We'll Rue Having Judges On The Battlefield

We'll Rue Having Judges On The Battlefield
June 21st, 2008  
Team Infidel

Topic: We'll Rue Having Judges On The Battlefield

We'll Rue Having Judges On The Battlefield
Wall Street Journal
June 21, 2008
Pg. 7
By Andrew McBride
The Supreme Court's decision in Boumediene v. Bush is being hailed in many quarters as a great victory for civil rights and the rule of law. It is not. In fact, it is a watershed in judicial hubris, and in the continuing trend in our society to convert every form of decision making into a lawsuit.
For the first time in our history, the Supreme Court has rejected the considered judgment of both the Congress and the president on an issue of national security.
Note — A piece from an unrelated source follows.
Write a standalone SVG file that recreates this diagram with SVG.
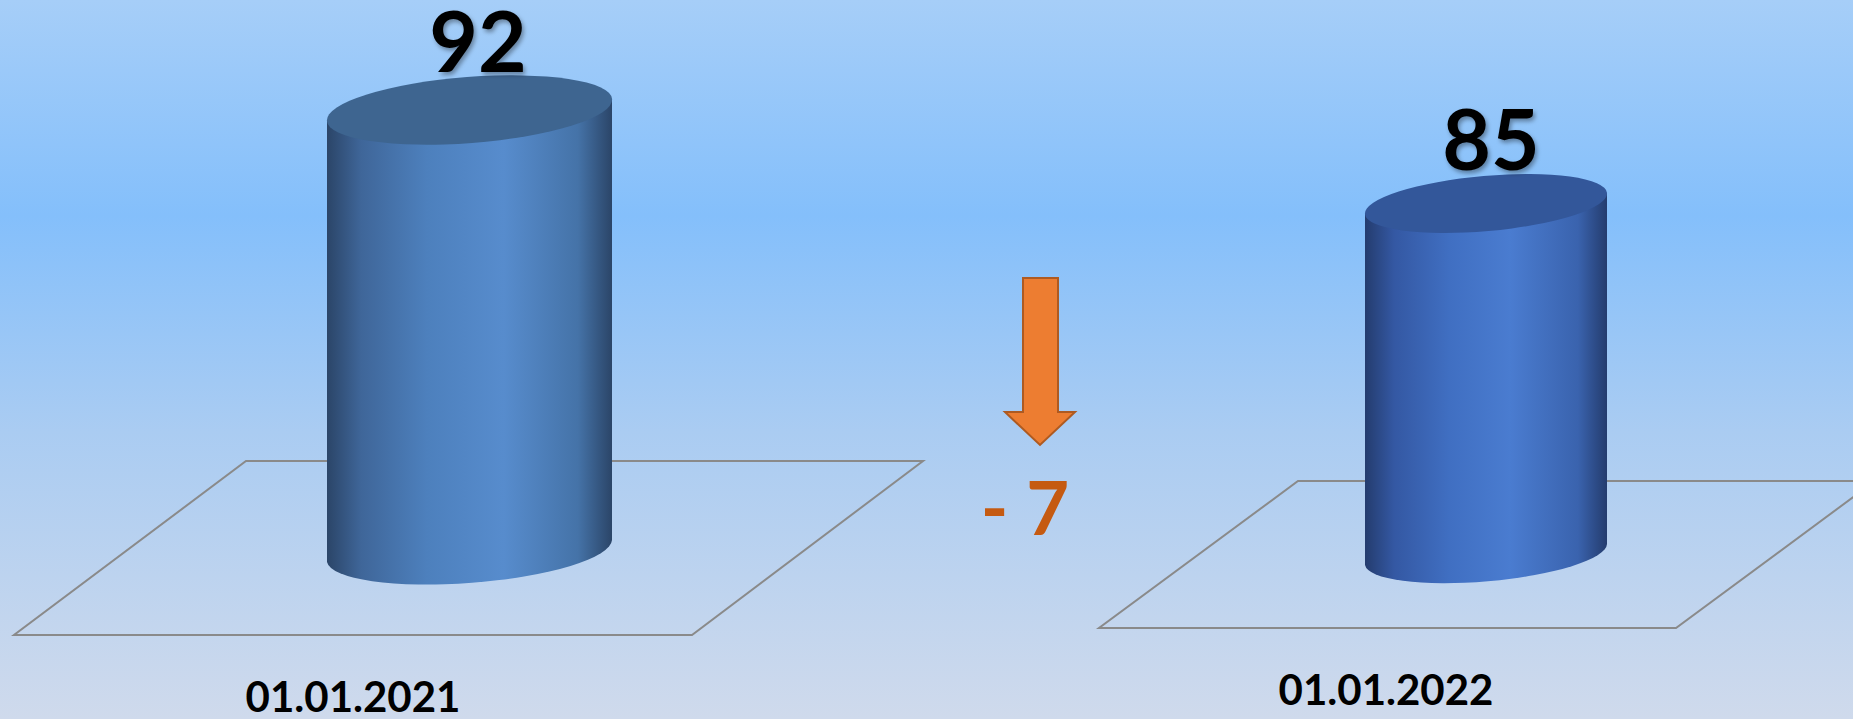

The writ of habeas corpus, a bulwark of domestic liberty, has been extended to foreign nationals whose only connection to the U.S. is their capture by our military.
Justice Kennedy's majority opinion confuses the civilian criminal justice system and the waging of war. The Constitution as interpreted by the Supreme Court places many roadblocks in the path of a conviction for a crime, and for the loss of liberty, or even life, that may follow. The guarantee of counsel, the right to subpoena witnesses and confront adverse witnesses in open court, and the suppression of evidence gathered in violation of law, all make sense in the context of domestic law enforcement. To protect liberty, we are willing to sacrifice some efficiency in our criminal justice system. Our motto remains: Let 100 guilty men go free before one innocent man is convicted.
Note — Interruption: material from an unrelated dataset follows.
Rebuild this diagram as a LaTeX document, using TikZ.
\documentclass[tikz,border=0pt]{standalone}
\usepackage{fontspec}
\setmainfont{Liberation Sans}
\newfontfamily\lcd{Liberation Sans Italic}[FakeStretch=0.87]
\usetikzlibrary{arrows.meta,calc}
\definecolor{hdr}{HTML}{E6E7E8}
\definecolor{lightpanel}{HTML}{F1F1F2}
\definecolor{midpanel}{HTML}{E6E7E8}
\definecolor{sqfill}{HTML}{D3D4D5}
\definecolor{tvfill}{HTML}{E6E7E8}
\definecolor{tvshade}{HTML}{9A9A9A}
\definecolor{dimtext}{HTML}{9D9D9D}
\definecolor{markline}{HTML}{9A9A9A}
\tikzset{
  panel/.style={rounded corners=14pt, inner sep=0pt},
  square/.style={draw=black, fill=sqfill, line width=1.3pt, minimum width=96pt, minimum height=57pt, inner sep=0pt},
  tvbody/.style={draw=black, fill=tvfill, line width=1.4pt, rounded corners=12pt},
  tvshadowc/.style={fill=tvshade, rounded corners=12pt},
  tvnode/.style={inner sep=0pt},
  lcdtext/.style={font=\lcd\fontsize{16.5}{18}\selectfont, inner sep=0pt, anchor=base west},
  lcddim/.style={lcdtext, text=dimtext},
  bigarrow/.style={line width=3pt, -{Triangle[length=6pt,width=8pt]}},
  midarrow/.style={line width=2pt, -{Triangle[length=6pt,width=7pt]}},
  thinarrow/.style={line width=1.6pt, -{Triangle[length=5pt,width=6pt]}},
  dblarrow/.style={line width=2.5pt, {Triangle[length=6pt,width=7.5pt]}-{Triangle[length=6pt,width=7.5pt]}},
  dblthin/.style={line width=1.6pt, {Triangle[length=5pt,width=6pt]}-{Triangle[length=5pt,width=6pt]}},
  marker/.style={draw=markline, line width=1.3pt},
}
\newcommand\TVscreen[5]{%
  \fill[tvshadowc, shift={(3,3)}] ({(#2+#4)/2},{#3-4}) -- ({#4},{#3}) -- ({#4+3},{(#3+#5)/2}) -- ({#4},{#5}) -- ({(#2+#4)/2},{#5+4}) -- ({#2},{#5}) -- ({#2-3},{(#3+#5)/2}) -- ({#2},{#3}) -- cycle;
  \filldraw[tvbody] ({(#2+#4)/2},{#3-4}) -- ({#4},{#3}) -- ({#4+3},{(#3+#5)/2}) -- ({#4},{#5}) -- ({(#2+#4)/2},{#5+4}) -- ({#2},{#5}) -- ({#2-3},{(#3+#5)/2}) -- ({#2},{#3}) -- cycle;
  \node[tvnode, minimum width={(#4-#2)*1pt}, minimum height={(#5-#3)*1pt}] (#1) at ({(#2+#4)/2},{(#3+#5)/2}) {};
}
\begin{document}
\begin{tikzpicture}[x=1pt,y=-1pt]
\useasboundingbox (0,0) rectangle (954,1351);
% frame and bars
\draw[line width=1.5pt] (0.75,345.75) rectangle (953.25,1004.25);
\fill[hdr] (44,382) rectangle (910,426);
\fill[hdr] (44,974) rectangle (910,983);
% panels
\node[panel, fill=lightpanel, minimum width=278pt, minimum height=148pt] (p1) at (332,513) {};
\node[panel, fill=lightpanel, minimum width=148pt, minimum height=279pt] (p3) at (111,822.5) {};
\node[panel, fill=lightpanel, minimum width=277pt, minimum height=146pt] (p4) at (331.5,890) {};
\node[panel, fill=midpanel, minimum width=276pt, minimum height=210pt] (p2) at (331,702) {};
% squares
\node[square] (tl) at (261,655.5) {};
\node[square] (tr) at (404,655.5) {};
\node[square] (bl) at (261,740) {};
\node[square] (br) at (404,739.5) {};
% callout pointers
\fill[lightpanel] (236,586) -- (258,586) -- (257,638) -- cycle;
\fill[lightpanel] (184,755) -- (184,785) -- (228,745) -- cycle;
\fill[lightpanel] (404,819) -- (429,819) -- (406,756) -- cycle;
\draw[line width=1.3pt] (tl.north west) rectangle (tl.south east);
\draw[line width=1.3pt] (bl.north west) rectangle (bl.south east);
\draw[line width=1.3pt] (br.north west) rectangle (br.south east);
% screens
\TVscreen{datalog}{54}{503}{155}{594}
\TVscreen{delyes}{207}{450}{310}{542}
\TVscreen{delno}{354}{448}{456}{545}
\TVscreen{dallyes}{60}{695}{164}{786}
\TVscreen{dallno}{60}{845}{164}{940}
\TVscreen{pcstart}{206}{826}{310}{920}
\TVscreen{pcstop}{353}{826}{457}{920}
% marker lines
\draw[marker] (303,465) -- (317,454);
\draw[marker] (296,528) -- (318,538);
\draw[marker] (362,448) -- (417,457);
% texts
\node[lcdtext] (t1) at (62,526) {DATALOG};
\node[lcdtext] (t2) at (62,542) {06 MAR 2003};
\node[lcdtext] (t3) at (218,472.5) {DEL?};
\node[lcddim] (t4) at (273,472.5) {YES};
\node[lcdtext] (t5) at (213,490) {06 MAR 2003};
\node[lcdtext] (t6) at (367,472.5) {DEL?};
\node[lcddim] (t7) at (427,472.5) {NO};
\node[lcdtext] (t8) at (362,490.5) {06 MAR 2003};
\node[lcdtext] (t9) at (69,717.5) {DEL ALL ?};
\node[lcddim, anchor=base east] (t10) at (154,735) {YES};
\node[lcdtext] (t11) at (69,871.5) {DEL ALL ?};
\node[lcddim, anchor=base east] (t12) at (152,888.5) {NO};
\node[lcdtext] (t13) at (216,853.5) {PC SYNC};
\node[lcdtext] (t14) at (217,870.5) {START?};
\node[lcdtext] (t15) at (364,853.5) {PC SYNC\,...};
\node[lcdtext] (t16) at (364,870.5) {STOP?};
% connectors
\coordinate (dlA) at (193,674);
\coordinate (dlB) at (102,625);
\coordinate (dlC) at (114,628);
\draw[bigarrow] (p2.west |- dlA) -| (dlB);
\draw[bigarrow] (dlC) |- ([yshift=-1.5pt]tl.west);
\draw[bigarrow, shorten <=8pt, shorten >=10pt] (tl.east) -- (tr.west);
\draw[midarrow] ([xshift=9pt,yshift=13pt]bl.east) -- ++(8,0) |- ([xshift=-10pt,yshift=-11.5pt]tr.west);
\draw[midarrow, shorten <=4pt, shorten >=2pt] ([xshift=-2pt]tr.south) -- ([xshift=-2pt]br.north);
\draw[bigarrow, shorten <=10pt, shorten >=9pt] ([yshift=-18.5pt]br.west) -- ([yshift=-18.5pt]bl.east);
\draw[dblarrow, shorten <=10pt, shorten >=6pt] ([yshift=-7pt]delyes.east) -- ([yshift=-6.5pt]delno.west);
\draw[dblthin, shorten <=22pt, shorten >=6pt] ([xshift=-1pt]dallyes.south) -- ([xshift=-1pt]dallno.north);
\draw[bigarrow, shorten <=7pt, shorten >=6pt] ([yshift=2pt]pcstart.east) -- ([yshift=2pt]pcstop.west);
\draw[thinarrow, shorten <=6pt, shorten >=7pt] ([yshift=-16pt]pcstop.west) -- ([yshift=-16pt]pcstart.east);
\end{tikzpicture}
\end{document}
The situation is entirely different when the nation faces an external threat. In fighting an enemy, there is no reason for the judicial branch to "check" the political branches. The idea of our judiciary protecting the "rights" of the Nazis or the Viet Cong from executive overreaching is every bit as absurd as it sounds. But had Boumediene been decided in 1940, more than 400,000 Axis troops held in more than 500 military facilities in this country during World War II would have had a right to challenge their detention in federal court.
The judiciary is not competent to make judgments about who is or is not an enemy combatant or, more generally, a threat to the U.S. The imposition of the civilian criminal justice model on decisions regarding potentially hostile aliens raises a host of questions which the Court does not even attempt to answer in Boumediene.
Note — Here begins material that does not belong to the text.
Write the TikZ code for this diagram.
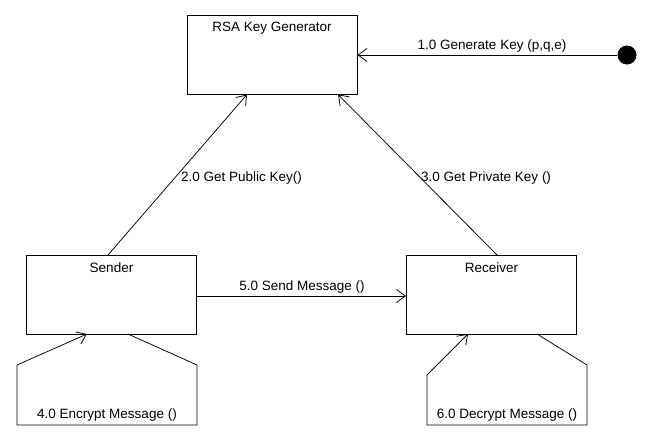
\documentclass[tikz,border=0pt]{standalone}
\usepackage{fontspec}
\setmainfont{Liberation Sans}
\usetikzlibrary{arrows.meta,calc}
\begin{document}
\begin{tikzpicture}[x=1pt,y=-1pt,
  box/.style={draw,line width=0.9pt,rectangle,inner sep=0pt,minimum width=170pt,minimum height=79pt},
  txt/.style={inner sep=0pt,font=\fontsize{13.5}{15}\selectfont},
  conn/.style={line width=0.75pt},
  arr/.style={conn,-{Straight Barb[length=9pt,width=13pt,line width=0.75pt]}}]
\useasboundingbox (0,0) rectangle (659,440);
% boxes
\node[box] (rsa) at (272,54.5) {};
\node[box] (sender) at (111.5,294.5) {};
\node[box] (receiver) at (491.5,294.5) {};
\node[txt] (rsaT) at (272,28) {RSA Key Generator};
\node[txt] (senderT) at (111.5,268) {Sender};
\node[txt] (receiverT) at (491.5,268) {Receiver};
% start dot
\node[circle,fill=black,inner sep=0pt,minimum size=19pt] (start) at (627,55) {};
% 1.0
\draw[arr] (start) -- (rsa.east |- start);
\node[txt] (l1) at (492,46) {1.0 Generate Key (p,q,e)};
% 2.0
\coordinate (s2) at (108,255);
\coordinate (r2) at (247,94.5);
\draw[arr] (s2) -- (r2);
\node[txt,anchor=west] (l2) at (181,178) {2.0 Get Public Key()};
% 3.0
\coordinate (s3) at (497,255);
\coordinate (r3) at (338,94.5);
\draw[arr] (s3) -- (r3);
\node[txt,anchor=west] (l3) at (421,178) {3.0 Get Private Key ()};
% 5.0
\draw[arr] (sender.east |- 0,296) -- (receiver.west |- 0,296);
\node[txt] (l5) at (302,287) {5.0 Send Message ()};
% 4.0 self loop
\coordinate (e1) at (128,334);
\coordinate (e2) at (197,365);
\coordinate (e3) at (197,425);
\coordinate (e4) at (17,425);
\coordinate (e5) at (17,365);
\coordinate (e6) at (87,334);
\draw[conn] (e1) -- (e2) -- (e3) -- (e4) -- (e5);
\draw[arr] (e5) -- (e6);
\node[txt] (l4) at (107,415) {4.0 Encrypt Message ()};
% 6.0 self loop
\coordinate (d1) at (537,334);
\coordinate (d2) at (587,365);
\coordinate (d3) at (587,425);
\coordinate (d4) at (427,425);
\coordinate (d5) at (427,375);
\coordinate (d6) at (468,334);
\draw[conn] (d1) -- (d2) -- (d3) -- (d4) -- (d5);
\draw[arr] (d5) -- (d6);
\node[txt] (l6) at (507,415) {6.0 Decrypt Message ()};
\end{tikzpicture}
\end{document}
Must military personnel take notes in the field regarding the location, dress, and comportment of captives for later use in the "trials" mandated by the Supreme Court? Must a chain of custody be preserved on a firearm or bomb seized from an enemy combatant? Can a detainee file a writ for habeas corpus immediately upon arriving at a U.S. military base like Guantanamo Bay?
The Boumediene majority usurps decisions that should be made by the military, but answers none of these questions. In fact, judgments regarding the detention or trial of enemies require training, experience, access to and understanding of intelligence. They cannot be reduced to a particular standard of proof in a courtroom setting. The military has made mistakes at Guantanamo, among them releasing some detainees who have returned to attack American troops in Afghanistan or Iraq. God help us if the judiciary makes such a mistake and releases the next Mohammad Atta into our midst.
Mr. McBride is a former federal prosecutor and worked in the Justice Department in the administration of President George H.W. Bush, where he was responsible for national security matters.